#### 3. Assume that you want to find quadratic functions of $\mathbf{x}$, i.e., $f(\mathbf{x}) = b + \sum_i w_i x_i + \sum_{j \leq i} w_{ij} x_{i} x_{j}$. How would you formulate this in a deep network?

# Solution
**Key Insight:** We can apply arbitrary operations on the feature set (like multiplying them) to increase the expressiveness of our system.

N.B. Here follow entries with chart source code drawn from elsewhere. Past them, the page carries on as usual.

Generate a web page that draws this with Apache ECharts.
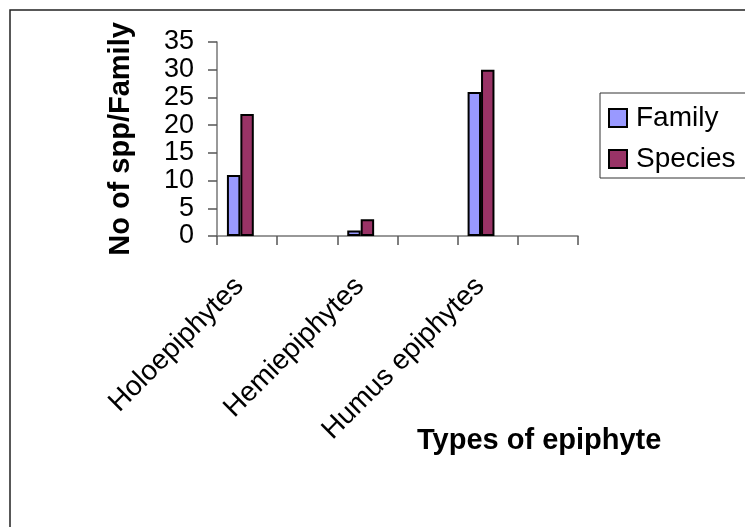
<!DOCTYPE html>
<html>
<head>
<meta charset="utf-8">
<script src="https://cdn.jsdelivr.net/npm/echarts@6/dist/echarts.min.js"></script>
<style>html,body{margin:0;padding:0;background:#fff;}#c{width:745px;height:527px;}</style>
</head>
<body>
<div id="c"></div>
<script>
const categories = ['Holoepiphytes', '', 'Hemiepiphytes', '', 'Humus epiphytes', ''];
const familyValues = [11, null, 1, null, 26, null];
const speciesValues = [22, null, 3, null, 30, null];
const emptyValues = [null, null, null, null, null, null];
const yTicks = { min: 0, max: 35, interval: 5 };
const FONT = "'Liberation Sans', Arial, sans-serif";

const chart = echarts.init(document.getElementById('c'), null, { renderer: 'canvas' });
chart.setOption({
  backgroundColor: '#ffffff',
  animation: false,
  title: {
    text: 'Types of epiphyte',
    left: 412, top: 421,
    textStyle: { fontFamily: FONT, fontSize: 29, fontWeight: 'bold', color: '#000' }
  },
  legend: {
    data: ['Family', 'Species'],
    orient: 'vertical',
    left: 603, top: 99,
    itemWidth: 18, itemHeight: 18, itemGap: 13,
    icon: 'rect',
    textStyle: { fontFamily: FONT, fontSize: 28, color: '#000', padding: [0, 0, 0, 4] },
    selectedMode: false
  },
  grid: { left: 217, right: 167, top: 42, bottom: 291, containLabel: false },
  xAxis: {
    type: 'category',
    data: categories,
    axisLine: { lineStyle: { color: '#777', width: 1.5 } },
    axisTick: { show: true, length: 9, lineStyle: { color: '#555', width: 1.5 } },
    axisLabel: { rotate: 45, margin: 38, interval: 0, fontFamily: FONT, fontSize: 28, color: '#000',
      padding: [0, 11, 0, 0] }
  },
  yAxis: {
    type: 'value',
    min: yTicks.min, max: yTicks.max, interval: yTicks.interval,
    name: 'No of spp/Family',
    nameLocation: 'middle',
    nameGap: 82,
    nameTextStyle: { fontFamily: FONT, fontSize: 29, fontWeight: 'bold', color: '#000' },
    axisLine: { show: true, lineStyle: { color: '#777', width: 1.5 } },
    axisTick: { show: true, length: 9, lineStyle: { color: '#555', width: 1.5 } },
    splitLine: { show: false },
    axisLabel: { margin: 23, fontFamily: FONT, fontSize: 27, color: '#000' }
  },
  series: [
    { name: 'Family', type: 'bar', data: familyValues, barGap: '0%', barCategoryGap: '33%',
      itemStyle: { color: '#9999FF', borderColor: '#000', borderWidth: 2 } },
    { name: 'Species', type: 'bar', data: speciesValues,
      itemStyle: { color: '#993366', borderColor: '#000', borderWidth: 2 } },
    { name: 'blank', type: 'bar', data: emptyValues,
      itemStyle: { color: '#FFFFCC', borderColor: '#000', borderWidth: 2 } }
  ],
  graphic: [
    { type: 'rect', shape: { x: 10, y: 10, width: 900, height: 900 },
      style: { fill: 'none', stroke: '#222', lineWidth: 1.5 }, silent: true },
    { type: 'rect', shape: { x: 600, y: 93, width: 300, height: 85 },
      style: { fill: 'none', stroke: '#333', lineWidth: 1 }, silent: true }
  ]
});
</script>
</body>
</html>
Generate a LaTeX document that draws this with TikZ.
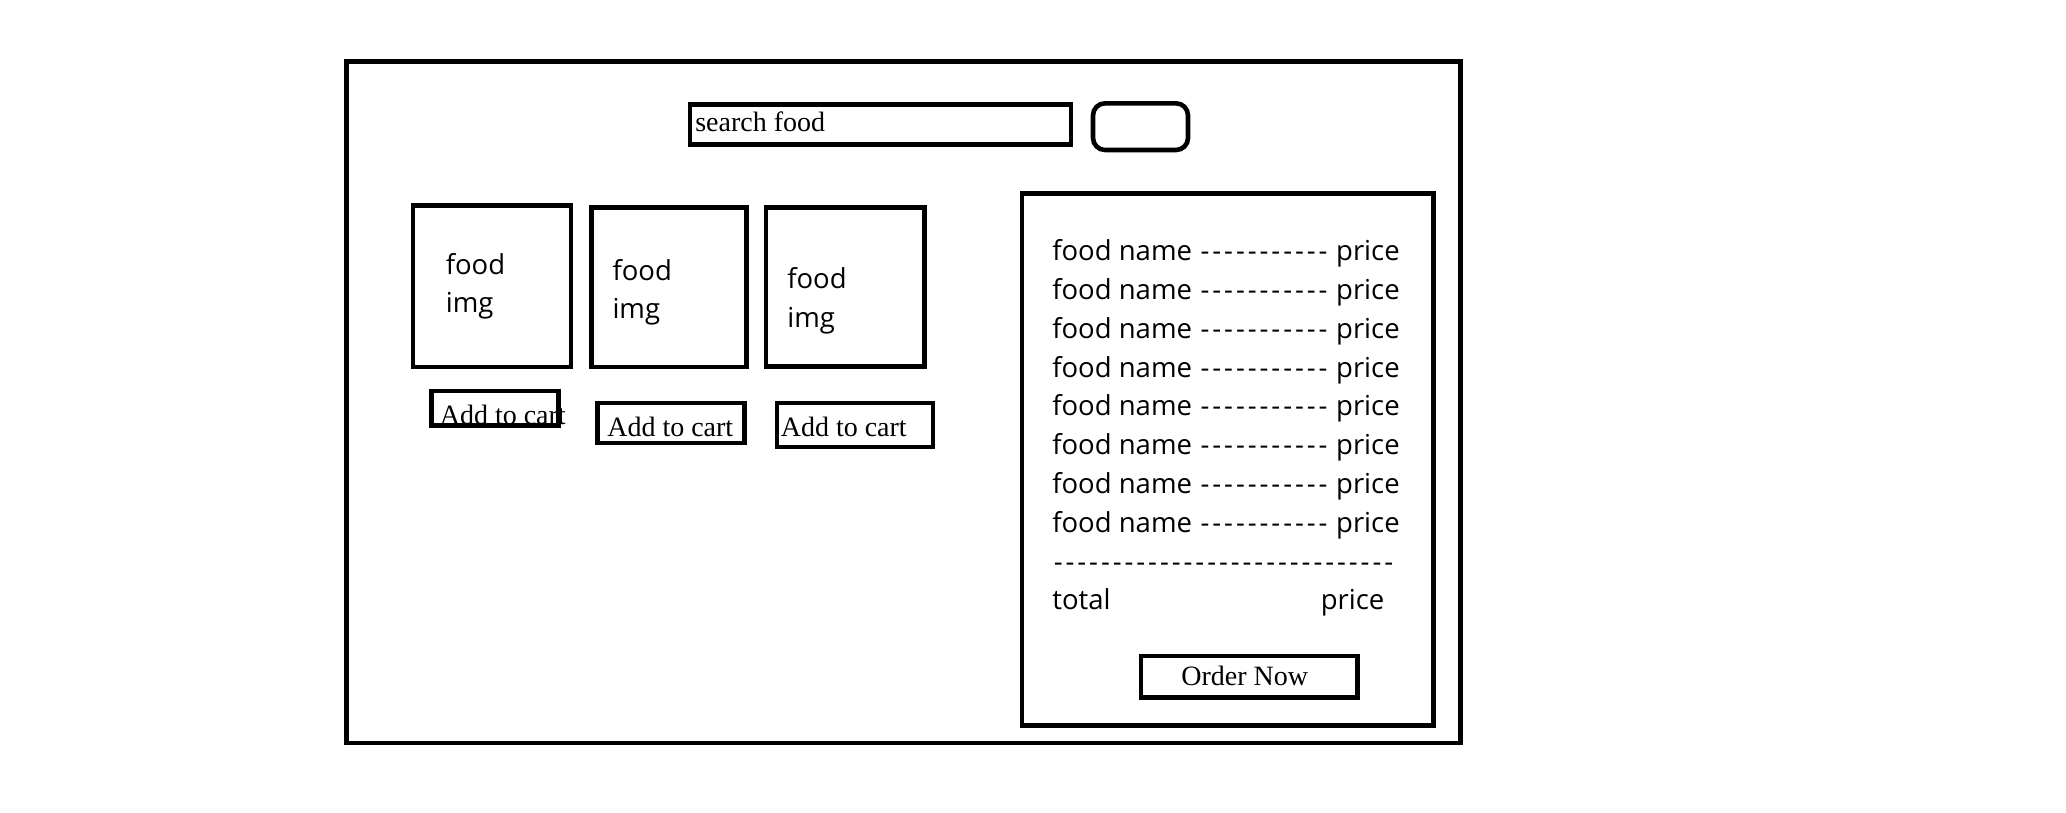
\documentclass[tikz,border=0pt]{standalone}
\usepackage{fontspec}
\setmainfont{Liberation Serif}
\newfontfamily\uifont{Open Sans}
\usetikzlibrary{math}

% a run of evenly spaced hyphens
\newcommand{\dashrun}[1]{\foreach \d in {1,...,#1}{\makebox[11.8pt]{-}}}

\begin{document}
\begin{tikzpicture}[x=1pt,y=-1pt,line width=4.6pt,
  serif/.style={font=\fontsize{28}{34}\selectfont, inner sep=0pt},
  sans/.style={font=\uifont\fontsize{27.5}{38.7}\selectfont, inner sep=0pt, align=left},
  ]

  \tikzmath{
    \rowx   = 1050;   % left edge of the cart rows
    \rowy   = 260.6;  % baseline of the first cart row
    \rowgap = 38.8;   % distance between cart rows
    \pricex = 1318.5; % left edge of the total price
  }

  \useasboundingbox (0,0) rectangle (2066,812);

  % outer page
  \draw (346.3,61.7) rectangle (1460.5,743);

  % search bar and button
  \draw (690,104.3) rectangle (1071,144.3);
  \node[serif, anchor=base west] (search) at (693,131.7) {search food};
  \draw[rounded corners=12pt] (1093,103.3) rectangle (1188,150);

  % food cards: box corners, label position (last line), button corners, button text
  \foreach \n/\ax/\ay/\bx/\by/\tx/\ty/\cx/\cy/\dx/\dy/\ux/\uy in {
      1/413/205.7/571/367/443.5/312.7/431.7/391/558.3/425.7/437.5/424,
      2/591.7/207.7/746.3/367/610.2/318.7/597.7/403/744.3/443/605/436.7,
      3/765.8/207.7/924.2/366.3/785/327.3/776.8/403/933.1/447/778.5/436}{
    \draw (\ax,\ay) rectangle (\bx,\by);
    \node[sans, anchor=base west] (img\n) at (\tx,\ty) {food\\img};
    \draw (\cx,\cy) rectangle (\dx,\dy);
    \node[serif, anchor=base west] (add\n) at (\ux,\uy) {Add to cart};
  }

  % cart panel
  \draw (1022,193.3) rectangle (1433.5,725.5);

  \foreach \i in {0,...,7}{
    \node[sans, anchor=base west] (row\i) at (\rowx,{\rowy+\i*\rowgap})
      {food name \dashrun{11} price};
  }

  \node[sans, anchor=base west] (rule) at (\rowx,{\rowy+8*\rowgap}) {\dashrun{29}};
  \node[sans, anchor=base west] (total) at (\rowx,{\rowy+9*\rowgap}) {total};
  \node[sans, anchor=base west] (sum) at (\pricex,{\rowy+9*\rowgap}) {price};

  % order button
  \draw (1141,656) rectangle (1357.7,697.5);
  \node[serif, anchor=base west] (order) at (1179,685) {Order Now};

\end{tikzpicture}
\end{document}
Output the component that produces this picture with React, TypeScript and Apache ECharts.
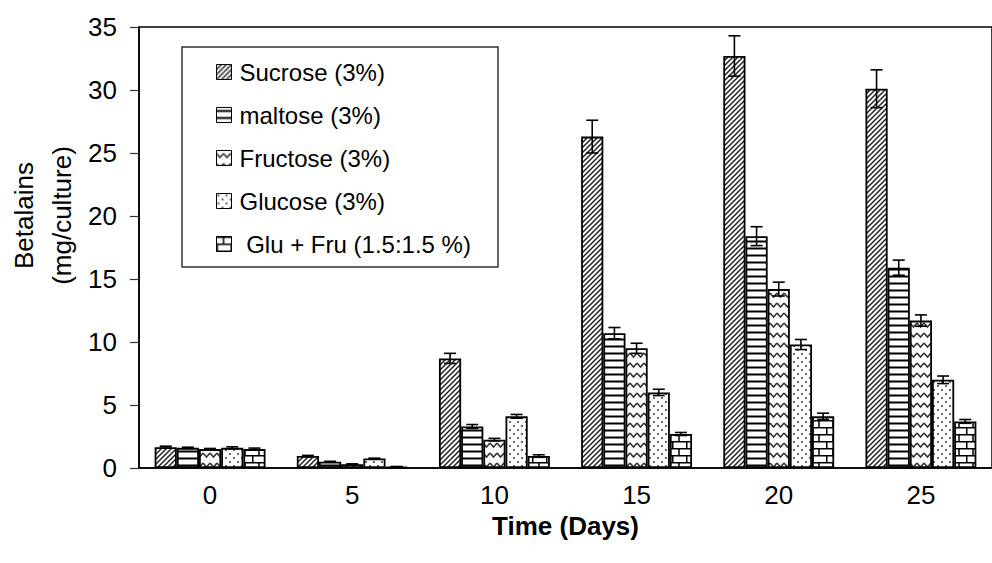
import React, { useEffect, useRef } from 'react';
import * as echarts from 'echarts';

const categories = ['0', '5', '10', '15', '20', '25'];
const seriesNames = ['Sucrose (3%)', 'maltose (3%)', 'Fructose (3%)', 'Glucose (3%)', 'Glu + Fru (1.5:1.5 %)'];

const sucrose = [1.65, 0.95, 8.7, 26.3, 32.7, 30.1];
const maltose = [1.6, 0.5, 3.3, 10.7, 18.4, 15.9];
const fructose = [1.5, 0.3, 2.25, 9.5, 14.2, 11.7];
const glucose = [1.6, 0.75, 4.1, 6.0, 9.8, 7.0];
const gluFru = [1.5, 0.1, 0.95, 2.7, 4.1, 3.7];

const sucroseErr = [0.08, 0.05, 0.4, 1.3, 1.6, 1.5];
const maltoseErr = [0.05, 0.03, 0.15, 0.45, 0.75, 0.6];
const fructoseErr = [0.05, 0.03, 0.1, 0.4, 0.55, 0.45];
const glucoseErr = [0.08, 0.03, 0.15, 0.25, 0.4, 0.3];
const gluFruErr = [0.08, 0.02, 0.1, 0.12, 0.25, 0.15];

const yTicks = { min: 0, max: 35, interval: 5 };

const FONT = '"Liberation Sans", Arial, Helvetica, sans-serif';

function svgPattern(body: string, w: number, h: number) {
  const svg = `<svg xmlns="http://www.w3.org/2000/svg" width="${w}" height="${h}"><rect width="${w}" height="${h}" fill="#ffffff"/>${body}</svg>`;
  return {
    image: 'data:image/svg+xml;charset=utf-8,' + encodeURIComponent(svg),
    repeat: 'repeat',
    imageWidth: w,
    imageHeight: h,
  };
}

const patterns = [
  // diagonal hatch
  svgPattern('<path d="M-1,6 L6,-1 M-1,1 L1,-1 M4,6 L6,4" stroke="#222" stroke-width="1.5"/>', 5, 5),
  // horizontal lines
  svgPattern('<rect x="0" y="2.5" width="4" height="2" fill="#000"/>', 4, 7),
  // zigzag
  svgPattern('<path d="M0,3 L3.5,7 L7,3" fill="none" stroke="#333" stroke-width="1.5"/>', 7, 10),
  // dots
  svgPattern('<circle cx="2" cy="2" r="0.9" fill="#222"/><circle cx="6" cy="6" r="0.9" fill="#222"/>', 8, 8),
  // bricks
  svgPattern('<path d="M0,0.75 L14,0.75 M0,7.75 L14,7.75 M7,0.75 L7,7.75 M0.75,7.75 L0.75,14" fill="none" stroke="#000" stroke-width="1.5"/>', 14, 14),
];

export default function App() {
  const ref = useRef<HTMLDivElement>(null);

  useEffect(() => {
    if (!ref.current) return;
    const chart = echarts.init(ref.current, undefined, { renderer: 'svg' });
    const values = [sucrose, maltose, fructose, glucose, gluFru];
    const errors = [sucroseErr, maltoseErr, fructoseErr, glucoseErr, gluFruErr];
    const nSeries = values.length;
    const catGap = 0.22;

    const errData: number[][] = [];
    values.forEach((arr, s) => arr.forEach((v, c) => errData.push([c, v, errors[s][c], s])));

    const bars = seriesNames.map((name, i) => ({
      name,
      type: 'bar',
      data: values[i],
      barGap: '0%',
      barCategoryGap: '22%',
      itemStyle: { color: patterns[i], borderColor: '#000', borderWidth: 1.8 },
      z: 2,
    }));

    const lineStyle = { stroke: '#000', lineWidth: 1.6 };

    chart.setOption({
      animation: false,
      textStyle: { fontFamily: FONT },
      grid: {
        left: 139,
        top: 27,
        width: 865,
        height: 441,
        show: true,
        borderColor: '#000',
        borderWidth: 1.5,
        backgroundColor: 'transparent',
      },
      legend: {
        data: seriesNames,
        orient: 'vertical',
        left: 216,
        top: 60,
        padding: 0,
        itemGap: 19,
        itemWidth: 15,
        itemHeight: 15,
        icon: 'rect',
        itemStyle: { borderColor: '#000', borderWidth: 1 },
        textStyle: { fontSize: 24, color: '#000', fontFamily: FONT, lineHeight: 24, padding: [0, 0, 0, 3] },
        formatter: (name: string) => (name.startsWith('Glu +') ? '\u00a0' + name : name),
        selectedMode: false,
      },
      graphic: [
        {
          type: 'rect',
          shape: { x: 182, y: 47, width: 316, height: 220 },
          style: { fill: 'none', stroke: '#333', lineWidth: 1.5 },
          z: 1,
        },
        {
          type: 'text',
          x: 43,
          y: 215.5,
          rotation: Math.PI / 2,
          style: {
            text: 'Betalains\n(mg/culture)',
            align: 'center',
            verticalAlign: 'middle',
            fontSize: 26,
            lineHeight: 38,
            fontFamily: FONT,
            fill: '#000',
          },
        },
      ],
      xAxis: {
        type: 'category',
        data: categories,
        name: 'Time (Days)',
        nameLocation: 'middle',
        nameGap: 41,
        nameTextStyle: { fontSize: 26, fontWeight: 'bold', color: '#000', fontFamily: FONT },
        axisLine: { lineStyle: { color: '#000', width: 1.5 } },
        axisTick: { length: 9, lineStyle: { color: '#333', width: 1.2 } },
        axisLabel: { fontSize: 26, color: '#000', margin: 14, fontFamily: FONT },
        splitLine: { show: false },
      },
      yAxis: {
        type: 'value',
        min: yTicks.min,
        max: yTicks.max,
        interval: yTicks.interval,
        axisLine: { show: true, lineStyle: { color: '#000', width: 1.5 } },
        axisTick: { show: true, length: 9, lineStyle: { color: '#333', width: 1.2 } },
        axisLabel: { fontSize: 26, color: '#000', margin: 22, fontFamily: FONT },
        splitLine: { show: false },
      },
      series: [
        ...bars,
        {
          type: 'custom',
          name: 'errors',
          data: errData,
          encode: { x: 0, y: 1 },
          z: 5,
          silent: true,
          renderItem: (params: any, api: any) => {
            const c = api.value(0);
            const v = api.value(1);
            const e = api.value(2);
            const s = api.value(3);
            const band = api.size([1, 0])[0];
            const bw = (band * (1 - catGap)) / nSeries;
            const center = api.coord([c, v]);
            const x = center[0] + (s - (nSeries - 1) / 2) * bw;
            const yTop = api.coord([c, v + e])[1];
            const yBot = api.coord([c, v - e])[1];
            const cap = 6;
            return {
              type: 'group',
              children: [
                { type: 'line', shape: { x1: x, y1: yTop, x2: x, y2: yBot }, style: lineStyle },
                { type: 'line', shape: { x1: x - cap, y1: yTop, x2: x + cap, y2: yTop }, style: lineStyle },
                { type: 'line', shape: { x1: x - cap, y1: yBot, x2: x + cap, y2: yBot }, style: lineStyle },
              ],
            };
          },
        },
      ],
    });
    return () => chart.dispose();
  }, []);

  return <div ref={ref} style={{ position: 'fixed', left: 0, top: 0, width: 992, height: 563, background: '#fff' }} />;
}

We define one layer that computes all products $x_ix_j$ for $1 \leq i <= j < n$. We define a dense layer that is linear to compute the terms $b + \sum_i w_i x_i$. We also create a dense layer with linear activation without a bias term that computes the expression $\sum_{i \leq j} w_{ij} x_ix_j$ based on the previously computed feature interactiosn ($x_ix_j$). Then we add the ouput of the terms.

Note that if we define $\underline{w} = (w_1, w_2, \dots, w_n)$ and
$$
W = \begin{pmatrix}
w_{11} & 0 & \cdots & 0 \\
w_{21} & w_{22} & \cdots & 0 \\
\vdots & \vdots & \ddots & \vdots \\
w_{n1} & w_{n2} & \cdots & w_{nn}
\end{pmatrix}
$$
then the function can be expressed as follows
$$
f(x) = b + \underline{w} \cdot \underline{x} + \underline{x}^t W \underline{x}.
$$
We can flatten $W$ by embedding it into $\mathbb{R}^{\frac{n(n + 1)}{2}}$ (for a proof see below) and then take the dot product of the weight vector.

## Proof and details of embedding
For the dimensionality note that $W \in \mathbb{R}^{n \times n}$. Removing the diagonal leaves us with $n^2 - n$ elements, half of that is $(n^2 - n) / 2$, which is exactly the number of elements we have to remove because we have a lower triangular matrix. So the number of elements we actually want to have is $n^2 - \left( \frac{n^2 - n}{2} \right) = \frac{n(n + 1)}{2}$.

We want to define an explicit map $\widetilde{\phi} : \R­_{\Delta^u}^{n \times n} \hookrightarrow \R^{n(n+1)/2}$, which reduces to finding an isomorphism
$$
\phi : \{(i, j) \in \mathbb{N} : 1 \leq i \leq j \leq n\} \rightarrow \{k \in \mathbb{N} : 1 \leq k \leq n(n+1)/2\}
$$

The $kth$ row of the matrix has $k$ entries, so to get the $jth$ element of the $kth$ row ($1 \leq j \leq k$) is $T_k + j$ where $T_{k - 1}$ is the $kth$ triangle number, which we can compute using Gauß's little theorem (ger. kleiner Gauß)
$$
T_{k-1} = \sum_{i = 1}^{k - 1} i = \frac{(k - 1)k}{2}
$$
so that
$$
\phi^{-1}(T_{k - 1} + j) = (k, j).
$$

Note that the dimension of the vector space in the range is exactly $T_n$.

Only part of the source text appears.